#### [TASK INSTRUCTIONS]
Say how many lines contain the word "script" and give no other text.

#### [DATASET EXTRACT]
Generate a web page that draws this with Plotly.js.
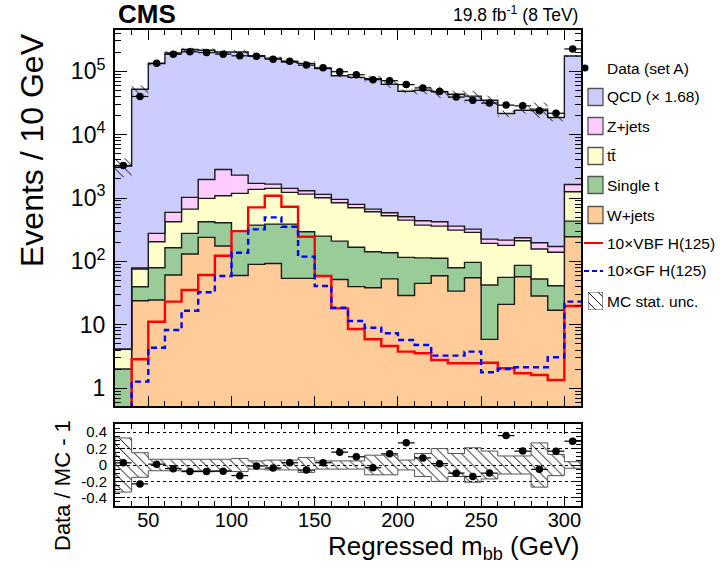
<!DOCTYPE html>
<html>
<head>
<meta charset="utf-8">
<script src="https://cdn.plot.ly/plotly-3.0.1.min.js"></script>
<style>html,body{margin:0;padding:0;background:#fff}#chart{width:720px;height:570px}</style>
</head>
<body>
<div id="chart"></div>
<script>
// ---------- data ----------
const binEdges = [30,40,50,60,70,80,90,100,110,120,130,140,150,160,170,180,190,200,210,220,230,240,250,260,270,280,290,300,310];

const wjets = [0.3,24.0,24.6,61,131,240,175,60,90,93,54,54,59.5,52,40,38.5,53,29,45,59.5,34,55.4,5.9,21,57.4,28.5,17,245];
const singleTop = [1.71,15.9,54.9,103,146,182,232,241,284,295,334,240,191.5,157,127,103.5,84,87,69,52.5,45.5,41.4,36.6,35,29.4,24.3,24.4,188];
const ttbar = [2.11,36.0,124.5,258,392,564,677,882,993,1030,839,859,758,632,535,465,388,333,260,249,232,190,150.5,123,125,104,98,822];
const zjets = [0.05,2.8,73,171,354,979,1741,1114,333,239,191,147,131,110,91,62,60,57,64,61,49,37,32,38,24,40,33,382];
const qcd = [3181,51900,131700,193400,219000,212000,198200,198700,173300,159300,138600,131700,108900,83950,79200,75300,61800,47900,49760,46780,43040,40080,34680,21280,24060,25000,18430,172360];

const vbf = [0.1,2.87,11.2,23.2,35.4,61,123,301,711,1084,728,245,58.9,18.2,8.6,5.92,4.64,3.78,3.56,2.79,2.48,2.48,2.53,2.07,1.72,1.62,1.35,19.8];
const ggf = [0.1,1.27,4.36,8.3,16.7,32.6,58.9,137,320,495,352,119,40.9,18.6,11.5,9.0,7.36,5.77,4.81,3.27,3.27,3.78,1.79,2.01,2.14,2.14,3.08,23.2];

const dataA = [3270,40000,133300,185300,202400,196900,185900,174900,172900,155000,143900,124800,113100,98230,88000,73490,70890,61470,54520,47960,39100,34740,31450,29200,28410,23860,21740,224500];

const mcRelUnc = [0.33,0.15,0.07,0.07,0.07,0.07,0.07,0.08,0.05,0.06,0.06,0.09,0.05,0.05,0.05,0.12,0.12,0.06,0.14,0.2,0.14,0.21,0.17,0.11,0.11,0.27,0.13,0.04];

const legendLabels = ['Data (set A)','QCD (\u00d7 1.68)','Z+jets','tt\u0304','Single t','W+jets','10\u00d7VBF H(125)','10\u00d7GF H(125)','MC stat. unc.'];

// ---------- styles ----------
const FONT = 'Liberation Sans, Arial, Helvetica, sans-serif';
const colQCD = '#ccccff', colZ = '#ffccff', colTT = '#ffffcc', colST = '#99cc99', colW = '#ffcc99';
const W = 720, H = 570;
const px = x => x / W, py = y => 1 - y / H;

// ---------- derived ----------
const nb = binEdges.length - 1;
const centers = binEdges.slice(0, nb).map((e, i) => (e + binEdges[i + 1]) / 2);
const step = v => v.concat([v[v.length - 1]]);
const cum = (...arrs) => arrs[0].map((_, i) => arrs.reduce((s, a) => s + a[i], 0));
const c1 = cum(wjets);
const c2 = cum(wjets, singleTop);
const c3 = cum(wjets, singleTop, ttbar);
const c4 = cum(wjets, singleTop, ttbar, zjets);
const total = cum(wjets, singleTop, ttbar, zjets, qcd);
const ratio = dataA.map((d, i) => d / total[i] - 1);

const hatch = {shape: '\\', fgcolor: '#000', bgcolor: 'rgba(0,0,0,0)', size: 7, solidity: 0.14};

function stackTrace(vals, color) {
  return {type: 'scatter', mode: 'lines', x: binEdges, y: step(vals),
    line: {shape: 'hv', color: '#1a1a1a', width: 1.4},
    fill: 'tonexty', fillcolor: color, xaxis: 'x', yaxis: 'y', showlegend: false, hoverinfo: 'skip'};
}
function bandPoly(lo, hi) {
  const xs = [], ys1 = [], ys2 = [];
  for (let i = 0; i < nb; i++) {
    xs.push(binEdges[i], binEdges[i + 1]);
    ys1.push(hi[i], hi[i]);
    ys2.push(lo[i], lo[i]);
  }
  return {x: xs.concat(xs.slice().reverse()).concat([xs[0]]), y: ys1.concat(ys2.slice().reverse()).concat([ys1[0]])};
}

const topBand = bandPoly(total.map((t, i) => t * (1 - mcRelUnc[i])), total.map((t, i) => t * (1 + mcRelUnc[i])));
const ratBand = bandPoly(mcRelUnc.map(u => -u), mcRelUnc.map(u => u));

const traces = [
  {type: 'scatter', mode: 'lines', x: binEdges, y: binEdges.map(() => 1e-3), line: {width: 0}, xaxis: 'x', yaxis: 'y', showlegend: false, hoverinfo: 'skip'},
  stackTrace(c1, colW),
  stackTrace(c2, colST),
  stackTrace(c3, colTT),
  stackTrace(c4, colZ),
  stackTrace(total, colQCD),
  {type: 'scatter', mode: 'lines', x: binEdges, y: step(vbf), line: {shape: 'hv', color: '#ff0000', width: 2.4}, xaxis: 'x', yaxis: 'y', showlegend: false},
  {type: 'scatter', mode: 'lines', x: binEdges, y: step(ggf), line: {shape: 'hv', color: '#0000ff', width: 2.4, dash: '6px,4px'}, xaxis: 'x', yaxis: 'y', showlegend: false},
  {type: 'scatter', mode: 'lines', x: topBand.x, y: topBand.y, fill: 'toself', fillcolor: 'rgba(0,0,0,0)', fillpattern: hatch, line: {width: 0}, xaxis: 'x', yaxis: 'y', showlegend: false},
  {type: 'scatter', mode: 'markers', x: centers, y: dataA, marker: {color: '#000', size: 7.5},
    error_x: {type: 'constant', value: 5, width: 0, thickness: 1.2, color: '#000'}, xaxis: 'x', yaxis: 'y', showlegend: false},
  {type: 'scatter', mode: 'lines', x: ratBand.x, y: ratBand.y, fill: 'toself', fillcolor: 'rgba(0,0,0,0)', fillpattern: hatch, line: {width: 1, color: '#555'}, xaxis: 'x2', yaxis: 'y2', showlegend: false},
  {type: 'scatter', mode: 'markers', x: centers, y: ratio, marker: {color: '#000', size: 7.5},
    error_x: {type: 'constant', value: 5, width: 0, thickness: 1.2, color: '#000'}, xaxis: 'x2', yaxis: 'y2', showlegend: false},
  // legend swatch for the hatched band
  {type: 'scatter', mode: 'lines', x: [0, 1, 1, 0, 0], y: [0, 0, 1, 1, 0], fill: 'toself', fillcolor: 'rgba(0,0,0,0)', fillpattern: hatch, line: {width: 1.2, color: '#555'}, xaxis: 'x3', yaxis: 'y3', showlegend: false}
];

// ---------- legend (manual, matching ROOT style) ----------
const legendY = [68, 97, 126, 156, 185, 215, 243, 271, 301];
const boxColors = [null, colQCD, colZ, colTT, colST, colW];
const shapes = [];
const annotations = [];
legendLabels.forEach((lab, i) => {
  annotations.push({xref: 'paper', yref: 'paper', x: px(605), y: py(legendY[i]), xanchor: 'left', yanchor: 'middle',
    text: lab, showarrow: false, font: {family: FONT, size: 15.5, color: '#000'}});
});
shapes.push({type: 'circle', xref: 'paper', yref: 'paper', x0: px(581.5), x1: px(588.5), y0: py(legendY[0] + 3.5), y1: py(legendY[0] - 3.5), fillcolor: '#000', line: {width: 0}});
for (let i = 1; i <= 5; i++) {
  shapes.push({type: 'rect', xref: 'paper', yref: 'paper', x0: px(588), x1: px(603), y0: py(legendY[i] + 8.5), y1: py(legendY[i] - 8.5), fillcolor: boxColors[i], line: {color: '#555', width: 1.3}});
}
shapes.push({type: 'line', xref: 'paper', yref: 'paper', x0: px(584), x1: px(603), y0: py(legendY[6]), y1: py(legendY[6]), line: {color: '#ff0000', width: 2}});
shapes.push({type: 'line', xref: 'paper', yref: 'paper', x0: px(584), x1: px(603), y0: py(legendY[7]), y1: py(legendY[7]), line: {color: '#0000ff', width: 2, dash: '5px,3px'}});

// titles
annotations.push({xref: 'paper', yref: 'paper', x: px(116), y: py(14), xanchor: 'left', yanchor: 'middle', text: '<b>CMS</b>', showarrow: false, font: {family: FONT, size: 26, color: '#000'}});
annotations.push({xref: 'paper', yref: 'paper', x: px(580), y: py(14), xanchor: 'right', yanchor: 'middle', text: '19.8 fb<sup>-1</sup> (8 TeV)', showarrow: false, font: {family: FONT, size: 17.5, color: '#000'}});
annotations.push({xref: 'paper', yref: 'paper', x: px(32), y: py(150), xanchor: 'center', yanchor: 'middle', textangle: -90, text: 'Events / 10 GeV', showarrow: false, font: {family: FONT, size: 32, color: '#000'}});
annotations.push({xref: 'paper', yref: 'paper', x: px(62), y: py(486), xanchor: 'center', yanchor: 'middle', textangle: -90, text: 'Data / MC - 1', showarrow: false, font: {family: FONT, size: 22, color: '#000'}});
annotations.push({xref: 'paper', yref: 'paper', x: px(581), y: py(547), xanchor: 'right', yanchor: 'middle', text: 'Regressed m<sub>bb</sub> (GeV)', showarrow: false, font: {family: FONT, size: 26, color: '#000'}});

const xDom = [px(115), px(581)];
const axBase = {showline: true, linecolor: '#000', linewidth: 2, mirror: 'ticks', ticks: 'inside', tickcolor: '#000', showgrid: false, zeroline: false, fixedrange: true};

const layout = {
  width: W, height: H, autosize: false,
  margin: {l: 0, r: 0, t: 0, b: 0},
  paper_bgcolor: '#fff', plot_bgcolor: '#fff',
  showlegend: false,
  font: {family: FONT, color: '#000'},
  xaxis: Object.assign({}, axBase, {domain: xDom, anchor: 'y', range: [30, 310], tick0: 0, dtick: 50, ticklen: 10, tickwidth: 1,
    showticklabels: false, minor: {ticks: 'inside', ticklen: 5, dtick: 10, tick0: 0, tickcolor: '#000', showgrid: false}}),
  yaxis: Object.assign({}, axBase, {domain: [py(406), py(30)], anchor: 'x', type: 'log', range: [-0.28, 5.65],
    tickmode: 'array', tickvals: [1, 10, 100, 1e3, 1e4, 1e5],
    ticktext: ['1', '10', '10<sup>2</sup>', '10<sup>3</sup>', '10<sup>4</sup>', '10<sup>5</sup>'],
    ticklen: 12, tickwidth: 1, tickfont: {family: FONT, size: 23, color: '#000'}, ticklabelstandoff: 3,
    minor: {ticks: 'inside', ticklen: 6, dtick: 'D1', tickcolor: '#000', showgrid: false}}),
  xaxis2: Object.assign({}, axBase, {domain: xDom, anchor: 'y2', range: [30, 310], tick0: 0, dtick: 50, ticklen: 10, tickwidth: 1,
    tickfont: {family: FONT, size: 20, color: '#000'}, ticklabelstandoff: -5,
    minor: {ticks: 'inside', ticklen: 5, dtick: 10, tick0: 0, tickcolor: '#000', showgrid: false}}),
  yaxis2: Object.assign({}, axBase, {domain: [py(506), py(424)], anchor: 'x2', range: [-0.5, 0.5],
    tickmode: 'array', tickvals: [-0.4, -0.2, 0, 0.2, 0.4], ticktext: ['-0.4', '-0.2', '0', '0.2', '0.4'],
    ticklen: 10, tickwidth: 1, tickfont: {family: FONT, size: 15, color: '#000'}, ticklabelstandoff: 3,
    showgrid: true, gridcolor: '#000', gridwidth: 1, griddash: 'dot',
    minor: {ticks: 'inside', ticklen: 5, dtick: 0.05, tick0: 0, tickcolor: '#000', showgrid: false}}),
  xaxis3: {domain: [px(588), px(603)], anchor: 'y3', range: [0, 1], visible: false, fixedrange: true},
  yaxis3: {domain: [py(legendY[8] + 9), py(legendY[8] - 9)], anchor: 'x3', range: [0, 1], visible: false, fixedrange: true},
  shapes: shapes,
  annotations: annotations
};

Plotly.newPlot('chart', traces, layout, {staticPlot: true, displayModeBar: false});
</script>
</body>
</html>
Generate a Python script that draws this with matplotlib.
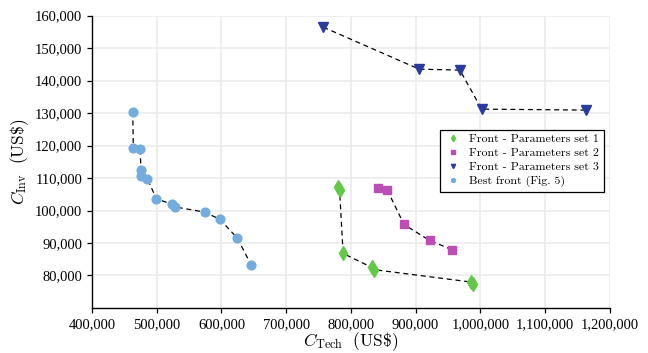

#### [WRITTEN ANSWER]
4